The base-closing commission submitted its recommendations to the White House last night after withdrawing proposed changes at an Air National Guard base in Connecticut.

What was to have been a routine paperwork delivery of those proposals to President Bush was threatened by a cross-country legal fight.

Judges in Connecticut and Tennessee blocked the panel from recommending changes at local Air National Guard bases. The Tennessee decision was overruled by an appeals court yesterday afternoon, but the Connecticut injunction stood.

Supreme Court Justice Ruth Bader Ginsburg rejected the Bush administration's request for intervention in the Connecticut case.

The Base Closure and Realignment Commission, which was bound by law to send its report to the president by yesterday, withdrew the portion of the report recommending the realignment of Connecticut's 103rd Fighter Wing. The plan would have moved jets from Connecticut's Bradley Air National Guard Base to Massachusetts.

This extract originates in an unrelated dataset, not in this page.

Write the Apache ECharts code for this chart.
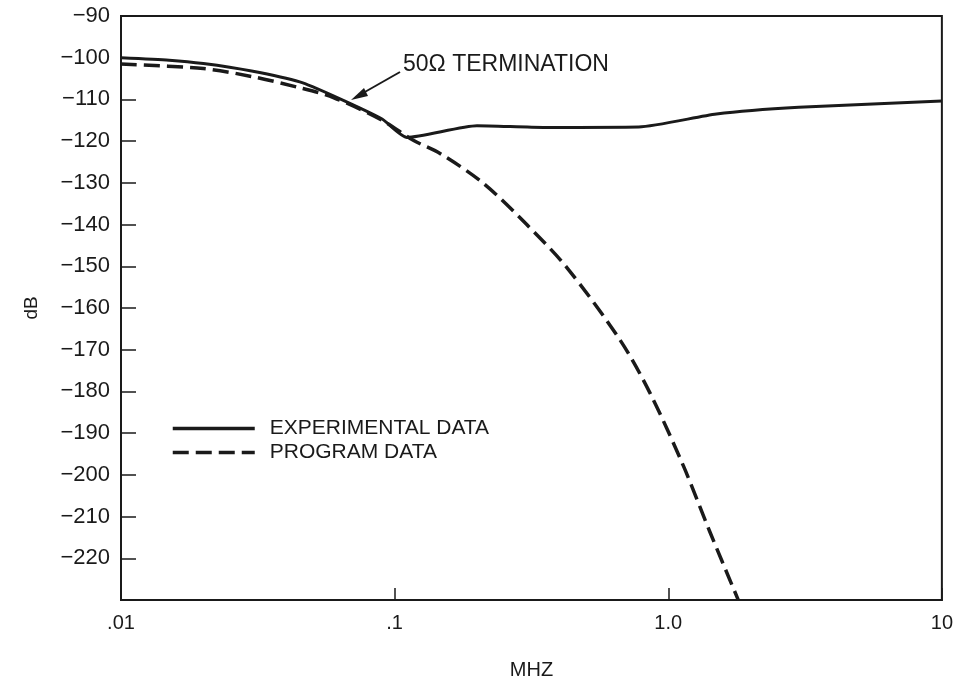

The commission said it would restore the recommendation if the Connecticut court's injunction "is later vacated, reversed, stayed or otherwise withdrawn."

Separately, Illinois, Missouri and New Jersey lost emergency Supreme Court appeals intended to stop the commission from sending the report to the president. Facilities in those states are among hundreds targeted by the panel for closure or consolidation in the first round of base closings in a decade.

Solicitor General Paul D. Clement, the administration's Supreme Court attorney, said the court should safeguard the work of the president and a commission that has spent five months on a plan to restructure domestic military bases to save billions of dollars.

The president has said he will probably pass the commission's final report on to Congress without changes, but he still could reject it or send it back to the commission for more changes. Copies of the report will be delivered this morning to Congress and the Defense Department. After Congress receives the report from the president, lawmakers will have 45 days to block it, although they have never rejected reports in base-closing rounds.

Ginsburg said a federal appeals court in New York was dealing with the Connecticut case and "this court should not short-circuit the normal review process absent a showing of irreparable harm stronger than that presented here." Ginsburg handles appeals from the U.S. Court of Appeals for the 2nd Circuit.

The Supreme Court dealt with a flurry of paperwork yesterday, a day after the funeral for Chief Justice William H. Rehnquist. Lawyers representing Sen. Jon S. Corzine (D) and other New Jersey officials said they wanted a reprieve to appeal the decision to close Fort Monmouth.

Missouri Attorney General Jay Nixon asked the high court to protect an Air National Guard unit in St. Louis, and Illinois Gov. Rod Blagojevich (D) challenged plans to move National Guard fighter jets.

Clement had argued for the government that a Connecticut judge was out of line Wednesday in barring the commission from recommending changes at an Air National Guard base in that state.

In other base-closing lawsuits, a Massachusetts judge yesterday rejected the state's efforts to protect the Otis Air National Guard Base. Like several other states, Massachusetts argued that changes to their National Guard units or bases must be approved by governors.